Kansas TANF Bill Wants To End Strip Club Visits On The Taxpayers’ Dime

Kansas Temporary Assistance For Needy Families (TANF) rules may be about to change significantly. Governor Sam Brownback could sign Kansas House Bill 2258 into law and eliminate non-essential use of taxpayer money for welfare families.

The TANF Kansas bill would mean it would be illegal to continue to use taxpayer-funded government aid dollars to get tattoos, gamble, go to the movies, to a public swimming pool, and other related activities.

Kansas State Sen. Michael O’Donnell stated that the TANF House Bill 2258 is focused on ensuring that the families that receive the aid spend the funds “more responsibly.” The Republican state senator also said, “We’re trying to make sure those benefits are used the way they were intended. This is about prosperity. This is about having a great life.”

The Kansas Temporary Aid for Needy Families legislation would reportedly “limit spending” on body piercings, massages, spas, tobacco, nail salons, lingerie, arcades, cruise ships or visits to psychics. House Bill 2258 would also prohibit TANF families from spending more than $25 per day at ATMs.
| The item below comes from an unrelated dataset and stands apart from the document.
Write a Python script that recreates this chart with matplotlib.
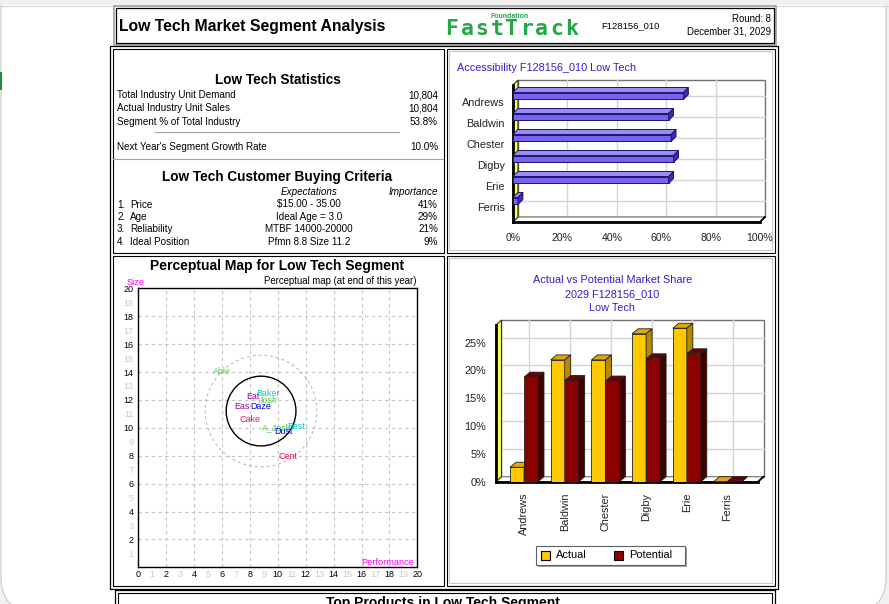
import numpy as np
import matplotlib.pyplot as plt
from matplotlib.patches import Rectangle, Polygon, Circle, FancyBboxPatch

plt.rcParams['font.family'] = ['Liberation Sans', 'DejaVu Sans']

W, H = 889, 604

# header
report_title = "Low Tech Market Segment Analysis"
team_id = "F128156_010"
round_text = "Round: 8"
date_text = "December 31, 2029"

# statistics panel
stat_labels = ["Total Industry Unit Demand", "Actual Industry Unit Sales", "Segment % of Total Industry"]
stat_values = ["10,804", "10,804", "53.8%"]
growth_label = "Next Year's Segment Growth Rate"
growth_value = "10.0%"
criteria = ["Price", "Age", "Reliability", "Ideal Position"]
expectations = ["$15.00 - 35.00", "Ideal Age = 3.0", "MTBF 14000-20000", "Pfmn 8.8 Size 11.2"]
importance = ["41%", "29%", "21%", "9%"]

# companies
companies = ["Andrews", "Baldwin", "Chester", "Digby", "Erie", "Ferris"]
accessibility = [69, 63, 64, 65, 63, 2]
actual_share = [2.6, 21.9, 21.9, 26.6, 27.6, 0.0]
potential_share = [18.8, 18.2, 18.1, 22.1, 23.0, 0.0]

# perceptual map
products = ["Able", "Eat", "Baker", "Josh", "Eas", "Daze", "Cake", "A_Josh", "Best", "Dust", "Cent"]
pfmn = [6.0, 8.22, 9.32, 9.3, 7.41, 8.76, 8.0, 9.94, 11.29, 10.43, 10.72]
size = [14.02, 12.23, 12.47, 11.99, 11.51, 11.51, 10.6, 10.0, 10.08, 9.77, 7.93]
prod_colors = ["#55d855", "#990099", "#00cccc", "#55cc44", "#990099", "#0000ee",
               "#ee1144", "#44cc44", "#00cccc", "#0000ee", "#ee1144"]
ideal_pfmn, ideal_size = 8.8, 11.2
fine_cut, rough_cut = 2.5, 4.0

fig = plt.figure(figsize=(W / 100, H / 100), dpi=100, facecolor='#f1f1f1')

bg = fig.add_axes([0, 0, 1, 1])
bg.set_xlim(0, W)
bg.set_ylim(H, 0)
bg.axis('off')


def box(x0, y0, x1, y1, ec='black', lw=0.8, fc='none', z=2):
    bg.add_patch(Rectangle((x0, y0), x1 - x0, y1 - y0, fc=fc, ec=ec, lw=lw, zorder=z))


def txt(x, y, s, size=7.1, ha='left', **kw):
    bg.text(x, y, s, fontsize=size, ha=ha, va='center', **kw)


def px_axes(x0, y0, x1, y1):
    return fig.add_axes([x0 / W, 1 - y1 / H, (x1 - x0) / W, (y1 - y0) / H])


# page
bg.add_patch(FancyBboxPatch((1, -40), 885, 652, boxstyle='round,pad=0,rounding_size=35',
                            fc='white', ec='#c4c4c4', lw=0.7, zorder=0))
box(0, 0, W, 5, ec='none', fc='#f0f0f0', z=1)
bg.plot([0, W], [5.5, 5.5], color='#d4d4d4', lw=0.8, zorder=1)
box(0, 72, 1.5, 90, ec='none', fc='#1f8f3f', z=1)

# header box
box(114, 6, 776, 45, ec='#a0a0a0', lw=1.2)
box(116, 8, 774, 43, ec='black', lw=0.9)
txt(119, 26, report_title, size=11.3, weight='bold')
for i, ch in enumerate("FastTrack"):
    bg.text(452 + 15 * i, 29, ch, fontsize=15.5, family='DejaVu Sans Mono', weight='bold',
            color='#22a845', ha='center', va='center')
txt(510, 16, "Foundation", size=5, ha='center', color='#22a845', weight='bold')
txt(601, 26, team_id, size=6.8)
txt(771, 19, round_text, size=6.9, ha='right')
txt(771, 32, date_text, size=6.9, ha='right')

# outer grid frame
box(110, 45.5, 777.5, 588.5, lw=0.9)
box(112.5, 48.5, 443.5, 252.5)
box(446.5, 48.5, 774.5, 252.5)
box(112.5, 255.5, 443.5, 585.5)
box(446.5, 255.5, 774.5, 585.5)
box(449, 51, 771.5, 249.5, ec='#c8c8c8', lw=0.8)
box(449, 258, 771.5, 582.5, ec='#c8c8c8', lw=0.8)

# statistics
txt(277.5, 80, "Low Tech Statistics", size=9.8, ha='center', weight='bold')
for k, (lab, val) in enumerate(zip(stat_labels, stat_values)):
    y = 95 + 13.3 * k
    txt(117, y, lab)
    txt(438, y, val, ha='right')
bg.plot([155, 399], [131.7, 131.7], color='#a0a0a0', lw=0.8)
txt(117, 147, growth_label)
txt(438, 147, growth_value, ha='right')
bg.plot([113, 443], [159.3, 159.3], color='#a0a0a0', lw=0.8)
txt(277.5, 177, "Low Tech Customer Buying Criteria", size=9.8, ha='center', weight='bold')
txt(309, 192, "Expectations", ha='center', style='italic')
txt(438, 192, "Importance", ha='right', style='italic')
for k in range(len(criteria)):
    y = 204.5 + 12.5 * k
    txt(117, y, f"{k + 1}.")
    txt(130, y, criteria[k])
    txt(309, y, expectations[k], ha='center')
    txt(438, y, importance[k], ha='right')

# ---------- accessibility (horizontal 3D bars) ----------
txt(457, 68, "Accessibility F128156_010 Low Tech", size=7.8, color='#3a18d0')
acc = px_axes(513, 80, 760, 222)
acc.set_xlim(0, 100)
floor_front, top_back = 5.70, -1.062
acc.set_ylim(floor_front, top_back)
acc.patch.set_visible(False)
for s in acc.spines.values():
    s.set_visible(False)
ddx, ddy = 2.0, 0.238
floor_back = floor_front - ddy
idx = np.arange(len(companies))
bar_y = idx - 0.3
acc.add_patch(Polygon([(ddx, floor_back), (ddx, top_back), (100 + ddx, top_back), (100 + ddx, floor_back)],
                      fc='white', ec='#707070', lw=1, clip_on=False, zorder=0))
for v in range(20, 100, 20):
    acc.plot([v + ddx, v + ddx], [top_back, floor_back], color='#d4d4d4', lw=1, clip_on=False, zorder=1)
for y in bar_y:
    acc.plot([ddx, 100 + ddx], [y, y], color='#d4d4d4', lw=1, clip_on=False, zorder=1)
acc.add_patch(Polygon([(0, floor_front), (ddx, floor_back), (100 + ddx, floor_back), (100, floor_front)],
                      fc='white', ec='#707070', lw=0.8, clip_on=False, zorder=1))
acc.add_patch(Polygon([(0, floor_front), (0, top_back + ddy), (ddx, top_back), (ddx, floor_back)],
                      fc='#ffff55', ec='#303030', lw=0.8, clip_on=False, zorder=2))
acc.plot([0, 100], [floor_front, floor_front], color='black', lw=2, clip_on=False, zorder=2)
acc.plot([0, 0], [top_back + ddy, floor_front], color='black', lw=2, clip_on=False, zorder=2)
acc.plot([100, 100 + ddx], [floor_front, floor_back], color='black', lw=1.3, clip_on=False, zorder=2)
bh = 0.333
acc.barh(bar_y, accessibility, height=bh, color='#7664f0', edgecolor='#1c1470', lw=0.7, zorder=3)
for y, v in zip(bar_y, accessibility):
    y0, y1 = y - bh / 2, y + bh / 2
    acc.add_patch(Polygon([(0, y0), (ddx, y0 - ddy), (v + ddx, y0 - ddy), (v, y0)],
                          fc='#9a8cf5', ec='#1c1470', lw=0.7, clip_on=False, zorder=3))
    acc.add_patch(Polygon([(v, y0), (v + ddx, y0 - ddy), (v + ddx, y1 - ddy), (v, y1)],
                          fc='#3b2ea8', ec='#1c1470', lw=0.7, clip_on=False, zorder=3))
acc.set_yticks(idx, companies)
acc.set_xticks(range(0, 101, 20), [f"{v}%" for v in range(0, 101, 20)])
acc.tick_params(axis='y', length=0, pad=6, labelsize=7.8, labelcolor='#222222')
acc.tick_params(axis='x', length=0, pad=8, labelsize=7.6, labelcolor='#222222')

# ---------- perceptual map ----------
txt(277.5, 266, "Perceptual Map for Low Tech Segment", size=10, ha='center', weight='bold')
txt(416, 281, "Perceptual map (at end of this year)", size=6.9, ha='right')
pm = px_axes(138.3, 288.3, 417.3, 567.3)
pm.set_xlim(0, 20)
pm.set_ylim(0, 20)
for s in pm.spines.values():
    s.set_linewidth(1)
for v in range(2, 20, 2):
    pm.axvline(v, color='#c4c4c4', lw=0.8, ls=(0, (3, 3)), zorder=0)
    pm.axhline(v, color='#c4c4c4', lw=0.8, ls=(0, (3, 3)), zorder=0)
pm.set_xticks(range(21))
pm.set_yticks(range(1, 21))
pm.tick_params(length=0, labelsize=6.5)
pm.tick_params(axis='x', pad=2)
pm.tick_params(axis='y', pad=3.5)
for lab, v in zip(pm.get_xticklabels(), range(21)):
    lab.set_color('black' if v % 2 == 0 else '#c8c8c8')
for lab, v in zip(pm.get_yticklabels(), range(1, 21)):
    lab.set_color('black' if v % 2 == 0 else '#c8c8c8')
pm.add_patch(Circle((ideal_pfmn, ideal_size), rough_cut, fill=False, ec='#b4b4b4', lw=0.7, ls=(0, (3, 3))))
pm.add_patch(Circle((ideal_pfmn, ideal_size), fine_cut, fill=False, ec='black', lw=1))
for name, x, y, c in zip(products, pfmn, size, prod_colors):
    pm.text(x, y, name, color=c, fontsize=6.4, ha='center', va='center')
pm.text(19.8, 0.35, "Performance", color='#ff00ff', fontsize=6.7, ha='right', va='center')
txt(126.5, 282.5, "Size", size=6.7, color='#ff00ff')

# ---------- actual vs potential (3D columns) ----------
txt(612.3, 280, "Actual vs Potential Market Share", size=7.8, ha='center', color='#3a18d0')
txt(612.3, 294, "2029 " + team_id, size=7.8, ha='center', color='#3a18d0')
txt(612.3, 308, "Low Tech", size=7.8, ha='center', color='#3a18d0')
ms = px_axes(496, 318, 765, 481.7)
xl, xr = -0.688, 5.75
ms.set_xlim(xl, 5.921)
ms.set_ylim(0, 29.44)
ms.patch.set_visible(False)
for s in ms.spines.values():
    s.set_visible(False)
wdx, wdy = 0.135, 0.9
wall_top = 29.08
ms.add_patch(Polygon([(xl + wdx, wdy), (xl + wdx, wall_top), (xr + wdx, wall_top), (xr + wdx, wdy)],
                     fc='white', ec='#707070', lw=1, clip_on=False, zorder=0))
for v in range(5, 30, 5):
    ms.plot([xl + wdx, xr + wdx], [v + wdy, v + wdy], color='#d4d4d4', lw=1, clip_on=False, zorder=1)
for i in idx:
    ms.plot([i + wdx, i + wdx], [wdy, wall_top], color='#d4d4d4', lw=1, clip_on=False, zorder=1)
ms.add_patch(Polygon([(xl, 0), (xl + wdx, wdy), (xr + wdx, wdy), (xr, 0)],
                     fc='white', ec='#707070', lw=0.8, clip_on=False, zorder=1))
ms.add_patch(Polygon([(xl, 0), (xl, wall_top - wdy), (xl + wdx, wall_top), (xl + wdx, wdy)],
                     fc='#ffff55', ec='#303030', lw=0.8, clip_on=False, zorder=2))
ms.plot([xl, xr], [0, 0], color='black', lw=2, clip_on=False, zorder=2)
ms.plot([xl, xl], [0, wall_top - wdy], color='black', lw=2, clip_on=False, zorder=2)
ms.plot([xr, xr + wdx], [0, wdy], color='black', lw=1.3, clip_on=False, zorder=2)

bw = 0.344
bdx, bdy = 0.147, 0.9


def col3d(xs, vals, front, top, side, z):
    ms.bar(xs, vals, width=bw, color=front, edgecolor='#202020', lw=0.6, zorder=z)
    for x, v in zip(xs, vals):
        x0, x1 = x - bw / 2, x + bw / 2
        ms.add_patch(Polygon([(x0, v), (x0 + bdx, v + bdy), (x1 + bdx, v + bdy), (x1, v)],
                             fc=top, ec='#202020', lw=0.6, clip_on=False, zorder=z))
        ms.add_patch(Polygon([(x1, 0), (x1, v), (x1 + bdx, v + bdy), (x1 + bdx, bdy)],
                             fc=side, ec='#202020', lw=0.6, clip_on=False, zorder=z))


col3d(idx - bw / 2, actual_share, '#ffc800', '#e0a800', '#b88a00', 3)
col3d(idx + bw / 2, potential_share, '#8c0000', '#6a0000', '#3f0000', 4)
ms.set_yticks(range(0, 30, 5), [f"{v}%" for v in range(0, 30, 5)])
ms.set_xticks(idx, companies, rotation=90)
ms.tick_params(axis='y', length=0, pad=7, labelsize=7.8, labelcolor='#222222')
ms.tick_params(axis='x', length=0, pad=8, labelsize=7.8, labelcolor='#222222')

# legend
box(538, 548, 687, 567, ec='none', fc='#a0a0a0')
box(536, 546, 685, 565, ec='#606060', fc='white', z=3)
box(541, 551, 550, 560, ec='black', fc='#ffc800', z=4)
txt(556, 555.5, "Actual", size=7.9)
box(614, 551, 623, 560, ec='black', fc='#8c0000', z=4)
txt(629, 555.5, "Potential", size=7.9)

# bottom box
box(115, 590, 775, 620, lw=0.9)
box(118, 593, 772, 620, lw=0.8)
bg.text(443, 596, "Top Products in Low Tech Segment", fontsize=10, weight='bold', ha='center', va='top')

fig.savefig('out.png', dpi=100, facecolor=fig.get_facecolor())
The taxpayer funds withdrawn from ATMs would no longer be allowed to be spent at: “theme parks, dog or horse racing facility, parimutuel facility, or sexually oriented business or any retail establishment which provides adult-oriented entertainment in which performers disrobe or perform in an unclothed state for entertainment, or in any business or retail establishment where minors under age 18 are not permitted.”

Exactly how the Kansas state government would be able to determine if a TANF recipient is withdrawing cash from an ATM and spending it on beer, cigarettes, or a trip to a strip club remains unclear.

The Kansas Temporary Assistance for Needy Families bill passed both the state senate and house chambers last week. The legislation has reportedly received strong support by Republican lawmakers who control the governing bodies. Governor Sam Brownback is expected to sign the TANF bill. Eileen Hawley, a representative from the governor’s office, told the media that Brownback will “review the measure carefully.”


“I just think we are simply saying to people, ‘If you are asking for assistance in this state, you’re sort of less than other people and we’re going to tell you how and where to spend your money,'” Democratic Kansas Representative Carolyn Bridges, stated during a house debate on the TANF legislation.

Those who support the Kansas Temporary Assistance for Needy Families bill disagree with Representative Bridges. Advocates fro the TANF bill largely feel that the money was taken from American workers by the government for the purpose of funding basic needs, such as food and shelter, not booze, nicotine, entertainment, and Tarot card readings.

How do you feel about the Kansas TANF bill? Will prompt “more responsible” spending?